Degrees of Freedom

[Maverick848]

On the Wikipedia page for "degrees of freedom," it says that the residuals are "restrained to lie within the space of two equations" and then it shows you the equations. How do they get the second equation?

 

[royhaas]

In a simple linear regression, there are two equations in the two unknown parameters for intercept and slope. The equations for these are found by minimizing the sum of squares of the residuals with respect to the two parameters. The second equation is the condition related to finding the value of the slope that minimizes the sum of squared residuals. That is, the vector of residuals must be orthogonal to the vector of independent variables.

 

[Maverick848]

Why do those two vectors need to be orthogonal and how does that relate to finding the slope?

 

[royhaas]

You have a set of n points, but only 2 points are needed to determine a straight line. The orthogonality arises from the process of minimization itself, and imposes the other n-2 constraints. In other words, it's the definition of least squares estimates and the requirement for a unique solution that leads to the orthogonality, because you are minimizing a sum of squares. If the criterion for the estimates are not least squares, then you don't necessarily get orthogonal vectors.

 

[Guest]

If there are n-2 constraints, then wouldn't there only be 2 degrees of freedom?

 

[royhaas]

The two degrees of freedom go with the two parameters that are estimated.
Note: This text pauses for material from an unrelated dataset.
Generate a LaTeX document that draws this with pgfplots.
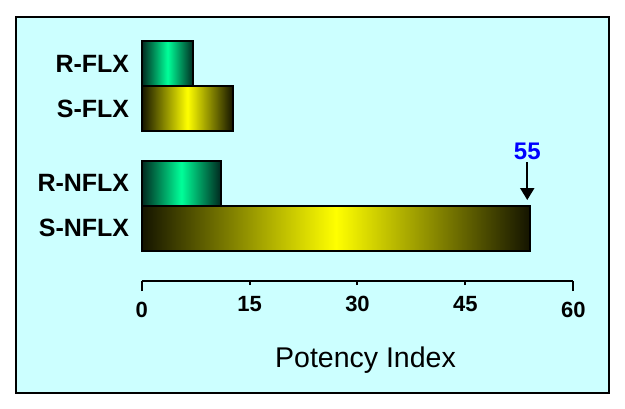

The remainder go with the errors. Orthogonality is why you can add them.

 

[Trenters4325]

What specifically about the process of minimization of the sum of squares creates the condition of orthogonality between the two vectors?

 

[royhaas]

Orthogonality is the result of minimizing a sum of squares which is linear in the unknown parameters. This is easiest to see by performing the minimization itself. The fact that the derivatives must be zero is equivalent to the orthogonality. Obviously taking the (partial) derivative of a quadratic will lead to a linear relationship.